The National Football League has attracted a considerable amount of attention over the past week-plus for actions that transcend the professional gridirons of its players.
Before a game in Kansas City on Sunday, December 2, a Kansas City Chiefs player murdered his girlfriend and then committed suicide with a gun at the stadium in front of his coach and general manager. And last Saturday, in a Dallas suburb, a Dallas Cowboys player crashed his car, killing a teammate.

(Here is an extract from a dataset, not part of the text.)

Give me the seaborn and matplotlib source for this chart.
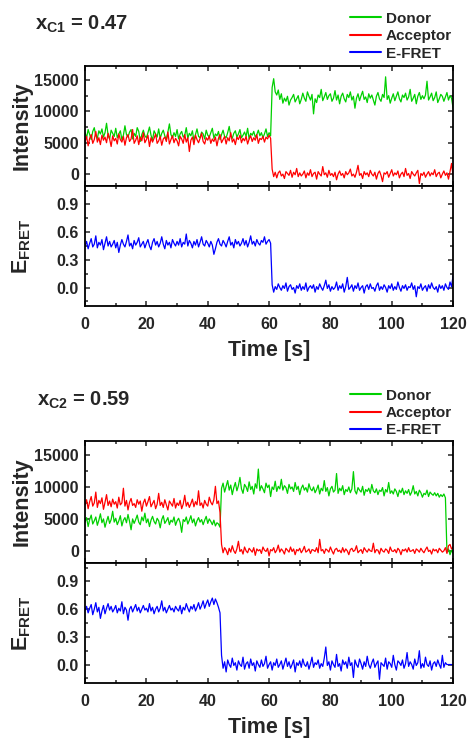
import numpy as np
import pandas as pd
import seaborn as sns
import matplotlib.pyplot as plt
from matplotlib.ticker import MultipleLocator

# one frame every 0.5 s, 120 s trace
time_s = np.linspace(0, 120, 241)

# ---- molecule 1 (x_C1 = 0.47) ----
# intensities in hundreds of counts, E_FRET in hundredths
donor1_before = [
    66, 58, 71, 63, 55, 68, 74, 61, 57, 69, 64, 72, 59, 66, 81, 62, 56, 70, 65, 60,
    73, 58, 64, 69, 55, 62, 77, 63, 59, 67, 71, 56, 65, 60, 74, 68, 52, 63, 70, 61,
    58, 66, 75, 62, 54, 69, 64, 59, 72, 57, 65, 70, 61, 55, 67, 80, 63, 58, 66, 60,
    71, 56, 64, 68, 59, 62, 74, 57, 65, 61, 69, 53, 63, 72, 60, 58, 67, 64, 56, 70,
    62, 59, 66, 73, 57, 64, 61, 68, 55, 63, 70, 60, 58, 66, 76, 61, 57, 65, 69, 59,
    64, 71, 58, 62, 67, 60, 73, 56, 65, 62, 68, 59, 63, 70, 61, 66, 58, 64, 72, 60,
    66, 61]
donor1_after = [
    138, 152, 131, 126, 134, 119, 128, 113, 121, 116, 124, 110, 118, 122, 127, 115, 120, 125, 112, 119,
    129, 121, 116, 131, 124, 118, 127, 96, 120, 114, 126, 122, 135, 117, 123, 130, 119, 125, 128, 116,
    121, 133, 118, 126, 112, 124, 129, 120, 115, 127, 122, 131, 118, 124, 105, 121, 128, 117, 125, 132,
    119, 123, 114, 128, 121, 126, 118, 110, 124, 130, 120, 116, 127, 122, 155, 119, 125, 113, 121, 128,
    117, 124, 131, 120, 115, 126, 122, 129, 118, 123, 135, 116, 121, 127, 112, 124, 130, 119, 125, 120,
    126, 148, 118, 123, 129, 117, 122, 131, 114, 120, 127, 124, 116, 123, 130, 118, 125, 121, 105]
acceptor1_before = [
    52, 60, 45, 57, 63, 49, 55, 68, 51, 58, 47, 62, 54, 59, 50, 65, 56, 44, 61, 53,
    57, 48, 64, 55, 51, 60, 46, 58, 63, 52, 56, 71, 49, 54, 61, 47, 59, 53, 66, 50,
    55, 62, 44, 58, 51, 57, 64, 49, 53, 60, 46, 56, 59, 52, 67, 48, 55, 61, 50, 57,
    53, 45, 60, 56, 49, 63, 51, 58, 36, 54, 59, 47, 62, 55, 50, 57, 65, 52, 48, 58,
    54, 61, 49, 56, 52, 59, 45, 57, 63, 50, 55, 60, 48, 58, 53, 66, 51, 56, 47, 59,
    55, 62, 50, 57, 53, 60, 48, 56, 61, 52, 58, 54, 63, 49, 57, 55, 60, 51, 59, 56,
    62, 57]
acceptor1_after = [
    8, -4, 3, -6, 2, 5, -3, 0, -7, 4, 1, -2, 6, -5, 3, -1, 9, -4, 2, -3,
    0, 5, -6, 2, -2, 7, -4, 1, 3, -8, 4, 0, -3, 12, -1, 2, -5, 6, -2, 1,
    -4, 3, -9, 0, 5, -2, 1, -6, 4, -1, 2, 8, -3, 0, -5, 3, 14, -2, 1, -7,
    4, -1, 2, -4, 6, 0, -3, 3, -8, 1, 5, -2, -12, 2, 0, 4, -5, 1, 7, -3,
    2, -1, 5, -6, 0, 3, -4, 9, -2, 1, -7, 4, 0, -3, 2, 6, -15, 1, -2, 3,
    -5, 0, 4, -3, 2, -1, 7, -4, 1, 3, -6, 0, 5, -2, 2, -8, 4, 17, -3]
efret1_before = [
    45, 50, 42, 48, 53, 44, 47, 56, 43, 49, 46, 52, 41, 48, 55, 45, 50, 44, 47, 51,
    43, 49, 38, 46, 52, 47, 44, 50, 57, 45, 48, 42, 51, 46, 49, 54, 44, 47, 50, 43,
    48, 52, 45, 41, 49, 53, 46, 50, 44, 48, 55, 47, 42, 51, 46, 49, 43, 52, 48, 45,
    50, 46, 53, 44, 49, 47, 58, 45, 51, 48, 43, 50, 46, 52, 44, 49, 55, 47, 45, 51,
    48, 44, 50, 46, 36, 42, 49, 53, 47, 45, 51, 48, 44, 50, 55, 46, 49, 43, 52, 47,
    50, 45, 48, 53, 46, 51, 44, 49, 56, 47, 50, 45, 52, 48, 46, 51, 49, 55, 47, 50,
    52, 48]
efret1_after = [
    3, -5, 1, -2, 4, 0, -3, 2, -1, 5, -4, 1, 3, -2, 0, -6, 2, -1, 4, -3,
    1, -2, 5, -4, 0, 2, -1, 3, -5, 1, -2, 4, 0, -3, 2, 8, -1, 3, -4, 1,
    -2, 0, 6, -3, 2, -1, 4, -5, 1, 11, -2, 0, 3, -4, 2, -1, 5, -3, 0, 2,
    -6, 1, 3, -2, 4, -1, 0, -4, 2, 5, -3, 1, -2, 3, 0, -5, 2, -1, 4, -3,
    1, -2, 6, 0, -4, 2, -1, 3, -3, 1, 0, 5, -2, 2, -10, 1, -1, 4, -3, 0,
    2, -4, 3, -1, 5, 0, -2, 1, -5, 3, -1, 2, -3, 4, 0, -2, 6, 1, 13]

# ---- molecule 2 (x_C2 = 0.59) ----
donor2_before = [
    45, 52, 38, 49, 56, 42, 47, 53, 40, 48, 58, 44, 50, 37, 46, 54, 43, 49, 62, 45,
    51, 41, 47, 55, 39, 48, 52, 44, 57, 46, 33, 50, 43, 49, 56, 45, 41, 53, 47, 59,
    44, 50, 38, 48, 54, 46, 42, 51, 47, 36, 49, 55, 43, 47, 52, 41, 48, 45, 53, 40,
    47, 51, 44, 29, 49, 46, 53, 42, 48, 55, 44, 50, 39, 47, 52, 45, 49, 41, 48, 54,
    43, 50, 46, 41, 48, 39, 44, 42, 37]
donor2_after = [
    98, 106, 92, 101, 110, 95, 103, 88, 99, 107, 94, 102, 115, 97, 90, 104, 100, 93, 108, 96,
    101, 89, 105, 98, 128, 94, 102, 97, 91, 106, 99, 103, 85, 100, 96, 109, 93, 101, 97, 112,
    95, 102, 99, 90, 104, 97, 100, 93, 107, 96, 101, 88, 98, 103, 95, 99, 92, 105, 97, 94,
    100, 91, 96, 103, 89, 98, 94, 110, 93, 99, 86, 97, 101, 92, 95, 121, 90, 98, 94, 102,
    88, 96, 93, 100, 91, 97, 124, 94, 89, 99, 95, 92, 101, 87, 96, 93, 98, 90, 104, 94,
    91, 97, 88, 95, 93, 99, 86, 96, 92, 107, 90, 94, 89, 97, 93, 85, 95, 91, 98, 88,
    94, 90, 96, 87, 92, 102, 89, 93, 86, 95, 91, 84, 90, 88, 95, 85, 92, 89, 87, 91,
    86, 90, 84, 88, 85, 89, 83,
    -2, 3, -6, 1, -4]
acceptor2_before = [
    72, 80, 66, 77, 85, 70, 75, 92, 68, 79, 74, 83, 65, 76, 88, 71, 78, 69, 81, 73,
    77, 67, 84, 72, 75, 98, 70, 79, 64, 76, 82, 71, 74, 68, 80, 73, 78, 62, 75, 81,
    70, 77, 85, 69, 74, 79, 66, 73, 90, 71, 76, 68, 80, 72, 64, 78, 74, 70, 82, 67,
    75, 71, 79, 66, 73, 87, 70, 76, 68, 74, 81, 69, 77, 72, 94, 71, 75, 67, 79, 73,
    70, 84, 76, 72, 80, 101, 74, 78, 60]
acceptor2_after = [
    10, -3, 5, 1, -6, 4, -2, 8, 0, -4, 3, 15, -1, 2, -5, 6, 0, -3, 4, 1,
    -2, 5, -7, 3, 0, 2, -4, 6, 1, -1, 4, -8, 2, 0, 5, -3, 1, 9, -2, 3,
    0, -5, 4, 1, -2, 6, -1, 3, -6, 2, 0, 4, -3, 1, 7, -2, 0, 3, -4, 2,
    1, -1, 5, -3, 18, 0, 2, -4, 3, 1, -2, 6, 0, -5, 2, 4, -1, 1, -3, 5,
    -2, 3, 0, -6, 2, 4, -1, 1, 8, -3, 0, 2, -4, 5, 1, -2, 3, 0, -1, 12,
    -3, 2, 1, -5, 4, 0, -2, 3, 1, -4, 6, 0, -1, 2, -3, 4, 1, -6, 2, 0,
    3, -2, 5, -1, 0, 2, -4, 3, 1, -2, 4, 0, -3, 2, 6, -1, 1, -5, 3, 0,
    2, -3, 4, 1, -2, 0, 5, -4, 8, 10, 3, 6]
efret2_before = [
    59, 63, 56, 61, 65, 54, 60, 67, 57, 62, 50, 58, 64, 55, 61, 66, 59, 63, 57, 60,
    64, 56, 61, 58, 68, 55, 62, 59, 48, 60, 63, 57, 61, 65, 58, 62, 56, 60, 64, 59,
    61, 57, 66, 58, 62, 55, 60, 63, 57, 61, 69, 58, 62, 56, 60, 64, 59, 61, 57, 63,
    60, 58, 64, 55, 62, 59, 66, 61, 57, 63, 60, 65, 58, 62, 67, 60, 64, 69, 61, 66,
    70, 63, 68, 72, 65, 71, 67, 62, 56]
efret2_after = [
    10, -4, 3, -8, 5, 0, -3, 7, -1, 2, -6, 4, 0, -2, 8, -5, 1, 3, -4, 6,
    -1, 2, -7, 4, 0, -3, 5, -2, 1, 9, -4, 0, 3, -6, 2, -1, 6, -3, 0, 4,
    -5, 1, 7, -2, 3, -4, 0, 5, -8, 2, -1, 4, -3, 6, 0, -2, 3, -5, 1, 8,
    -3, 2, 0, 5, -4, 1, -2, 7, 19, -1, 3, -6, 4, 0, -3, 11, -2, 1, -7, 5,
    0, 3, -4, 8, -1, 2, -14, 5, 0, -3, 6, 1, -5, 3, -2, 9, 0, -4, 2, 6,
    -3, 1, 4, -16, 2, 0, -2, 7, -5, 3, 1, -3, 10, 0, -6, 4, 2, -1, 5, -4,
    1, 13, -2, 3, 0, -5, 6, -1, 2, 15, -4, 1, -3, 8, 0, -2, 4, -6, 1, 3,
    -2, 5, 0, -4, 10, -3, 2,
    0, 0, 0, 0, 0]

titles = [r"$\mathbf{x_{C1}}$ = 0.47", r"$\mathbf{x_{C2}}$ = 0.59"]
legend_labels = ["Donor", "Acceptor", "E-FRET"]
GREEN, RED, BLUE = "#00d000", "#ff0000", "#0000ff"

sns.set_style("ticks")
plt.rcParams["font.family"] = ["Liberation Sans", "DejaVu Sans"]
plt.rcParams["font.weight"] = "bold"
plt.rcParams["axes.labelweight"] = "bold"
plt.rcParams["mathtext.fontset"] = "custom"
plt.rcParams["mathtext.rm"] = "Liberation Sans:bold"
plt.rcParams["mathtext.bf"] = "Liberation Sans:bold"
plt.rcParams["mathtext.it"] = "Liberation Sans:bold"

fig = plt.figure(figsize=(4.7, 7.4), dpi=100)

# [left, bottom, width, height] in figure fractions
panels = [
    dict(int_box=[0.181, 0.7486, 0.783, 0.162], e_box=[0.181, 0.5865, 0.783, 0.1621],
         title_xy=(0.074, 0.960), leg_y=0.984),
    dict(int_box=[0.181, 0.2392, 0.783, 0.1649], e_box=[0.181, 0.0770, 0.783, 0.1622],
         title_xy=(0.078, 0.452), leg_y=0.475),
]
traces = [
    (donor1_before + donor1_after, acceptor1_before + acceptor1_after, efret1_before + efret1_after),
    (donor2_before + donor2_after, acceptor2_before + acceptor2_after, efret2_before + efret2_after),
]


def style_axis(ax, ymajor, yminor):
    ax.set_xlim(0, 120)
    ax.xaxis.set_major_locator(MultipleLocator(20))
    ax.xaxis.set_minor_locator(MultipleLocator(10))
    ax.yaxis.set_major_locator(MultipleLocator(ymajor))
    ax.yaxis.set_minor_locator(MultipleLocator(yminor))
    ax.tick_params(which="both", direction="in", top=True, right=True, width=1.1,
                   labelsize=11.5)
    ax.tick_params(axis="x", pad=8)
    ax.tick_params(axis="y", pad=4.5)
    ax.tick_params(which="major", length=3.5)
    ax.tick_params(which="minor", length=2)
    for s in ax.spines.values():
        s.set_linewidth(1.3)
        s.set_color("black")
    for lab in ax.get_xticklabels() + ax.get_yticklabels():
        lab.set_fontweight("bold")


for panel, (donor, acceptor, efret), title in zip(panels, traces, titles):
    df = pd.DataFrame({
        "time": time_s,
        "donor": np.array(donor) * 100,
        "acceptor": np.array(acceptor) * 100,
        "efret": np.array(efret) / 100,
    })
    ax_i = fig.add_axes(panel["int_box"])
    ax_e = fig.add_axes(panel["e_box"])

    sns.lineplot(data=df, x="time", y="donor", ax=ax_i, color=GREEN, lw=0.9, label=legend_labels[0])
    sns.lineplot(data=df, x="time", y="acceptor", ax=ax_i, color=RED, lw=0.9, label=legend_labels[1])
    sns.lineplot(data=df, x="time", y="efret", ax=ax_e, color=BLUE, lw=0.9, label=legend_labels[2])

    ax_i.set_ylim(-1900, 17200)
    ax_e.set_ylim(-0.2, 1.1)
    style_axis(ax_i, 5000, 2500)
    style_axis(ax_e, 0.3, 0.15)
    ax_i.tick_params(labelbottom=False)
    ax_i.set_xlabel("")
    ax_i.set_ylabel("Intensity", fontsize=15.5, fontweight="bold")
    ax_e.set_ylabel(r"$\mathbf{E_{FRET}}$", fontsize=15.5)
    ax_e.set_xlabel("Time [s]", fontsize=15.5, fontweight="bold", labelpad=6)
    ax_i.yaxis.set_label_coords(-0.142, 0.5)
    ax_e.yaxis.set_label_coords(-0.142, 0.5)

    handles = ax_i.get_legend_handles_labels()[0] + ax_e.get_legend_handles_labels()[0]
    ax_i.get_legend().remove()
    ax_e.get_legend().remove()
    leg = fig.legend(handles, legend_labels, loc="upper right",
                     bbox_to_anchor=(0.962, panel["leg_y"]),
                     frameon=False, handlelength=2.0, handletextpad=0.35,
                     labelspacing=0.22, borderpad=0, borderaxespad=0,
                     prop={"weight": "bold", "size": 11})
    for h in leg.get_lines():
        h.set_linewidth(1.5)

    fig.text(panel["title_xy"][0], panel["title_xy"][1], title,
             fontsize=14.5, fontweight="bold", ha="left", va="baseline")

fig.savefig("out.png", dpi=100)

The driver was charged with intoxication manslaughter.
In televised comments following the domestic violence issue, commentator Bob Costas was both praised and excoriated for his statements criticizing the laxity of American gun laws and the ready availability of guns that are used in crimes.
A rival network, CBS, drew harsh criticism the same day for not leading its sports programming with candid acknowledgment and some discussion of the murder-suicide.
A leading personality for CBS sports, anchorman James Brown, went far toward dampening such criticism this past Sunday when he issued a personal on-air opinion regarding domestic abuse and alcohol abuse and the need for men to “become more meaningfully engaged in helping to change” such behaviors.
Brown says that the recent tragic NFL-related incidents “have cast a harsh spotlight on a pair of major societal issues.” He states that the events serve as “a call to us men” to speak up forthrightly about such matters and seek to make a difference in reducing violence related to domestic disturbances and alcohol use.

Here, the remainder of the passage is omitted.